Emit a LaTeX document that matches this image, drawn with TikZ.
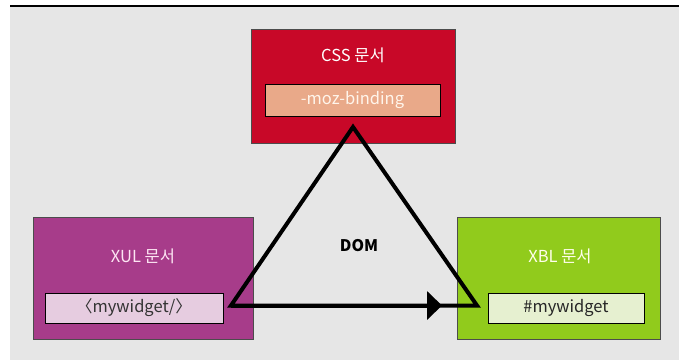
\documentclass[tikz,border=0pt]{standalone}
\usepackage{fontspec}
\setmainfont{Noto Sans CJK KR}
\usetikzlibrary{positioning,arrows.meta}
\definecolor{cssred}{RGB}{200,8,40}
\definecolor{csssalmon}{RGB}{233,169,137}
\definecolor{xulpurple}{RGB}{167,60,138}
\definecolor{xulpink}{RGB}{230,204,224}
\definecolor{xblgreen}{RGB}{145,203,28}
\definecolor{xbllight}{RGB}{230,240,208}
\definecolor{bggray}{RGB}{230,230,230}

\begin{document}
\begin{tikzpicture}[x=1pt, y=-1pt,
    doc/.style={rectangle, draw=black!70, line width=0.8pt, inner sep=0pt},
    inbox/.style={rectangle, draw=black, line width=0.8pt, inner sep=0pt, font=\fontsize{16.5}{19}\selectfont},
    title/.style={font=\fontsize{16.5}{19}\selectfont}]
    \useasboundingbox (0,0) rectangle (679,360);
    \fill[bggray] (10,7) rectangle (679,360);
    \draw[line width=2.5pt] (10,6) -- (679,6);

    \node[doc, fill=cssred, minimum width=204pt, minimum height=114pt] (css) at (353,86) {};
    \node[title, text=white] (csstitle) at (353,55) {CSS 문서};
    \node[inbox, fill=csssalmon, text=white!92!orange, minimum width=175pt, minimum height=32pt] (binding) at (352.5,100) {-moz-binding};

    \node[doc, fill=xulpurple, minimum width=220pt, minimum height=122pt] (xul) at (143,278) {};
    \node[title, text=white!90!magenta] (xultitle) at (143,256) {XUL 문서};
    \node[inbox, fill=xulpink, text=black!80, minimum width=178pt, minimum height=30pt] (xulwidget) at (134,308) {〈mywidget/〉};

    \node[doc, fill=xblgreen, minimum width=203pt, minimum height=122pt] (xbl) at (558.5,278) {};
    \node[title, text=white!92!yellow] (xbltitle) at (560,256) {XBL 문서};
    \node[inbox, fill=xbllight, text=black!85, minimum width=156pt, minimum height=30pt] (xblwidget) at (566,308) {\#mywidget};

    \node[title, font=\fontsize{16}{19}\selectfont\bfseries] (dom) at (359,246) {DOM};

    \coordinate (apex) at (353,127);
    \coordinate (left) at (231,305.5);
    \coordinate (right) at (477,305.5);
    \coordinate (tip) at (442,305.5);
    \draw[line width=4pt] (left) -- (apex) -- (right) -- cycle;
    \draw[line width=4pt, -{Triangle[length=15pt, width=28pt]}] (left) -- (tip);
\end{tikzpicture}
\end{document}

....

• WHAT YOU SHOULD DO: Write out again, exactly, the lines from the start of the listing up to the line containing "fill=xulpink, text=black!80, minimum", with both ends and without pictures.

• SOLUTION TO THIS PROBLEM:
Emit a LaTeX document that matches this image, drawn with TikZ.
\documentclass[tikz,border=0pt]{standalone}
\usepackage{fontspec}
\setmainfont{Noto Sans CJK KR}
\usetikzlibrary{positioning,arrows.meta}
\definecolor{cssred}{RGB}{200,8,40}
\definecolor{csssalmon}{RGB}{233,169,137}
\definecolor{xulpurple}{RGB}{167,60,138}
\definecolor{xulpink}{RGB}{230,204,224}
\definecolor{xblgreen}{RGB}{145,203,28}
\definecolor{xbllight}{RGB}{230,240,208}
\definecolor{bggray}{RGB}{230,230,230}

\begin{document}
\begin{tikzpicture}[x=1pt, y=-1pt,
    doc/.style={rectangle, draw=black!70, line width=0.8pt, inner sep=0pt},
    inbox/.style={rectangle, draw=black, line width=0.8pt, inner sep=0pt, font=\fontsize{16.5}{19}\selectfont},
    title/.style={font=\fontsize{16.5}{19}\selectfont}]
    \useasboundingbox (0,0) rectangle (679,360);
    \fill[bggray] (10,7) rectangle (679,360);
    \draw[line width=2.5pt] (10,6) -- (679,6);

    \node[doc, fill=cssred, minimum width=204pt, minimum height=114pt] (css) at (353,86) {};
    \node[title, text=white] (csstitle) at (353,55) {CSS 문서};
    \node[inbox, fill=csssalmon, text=white!92!orange, minimum width=175pt, minimum height=32pt] (binding) at (352.5,100) {-moz-binding};

    \node[doc, fill=xulpurple, minimum width=220pt, minimum height=122pt] (xul) at (143,278) {};
    \node[title, text=white!90!magenta] (xultitle) at (143,256) {XUL 문서};
    \node[inbox, fill=xulpink, text=black!80, minimum width=178pt, minimum height=30pt] (xulwidget) at (134,308) {〈mywidget/〉};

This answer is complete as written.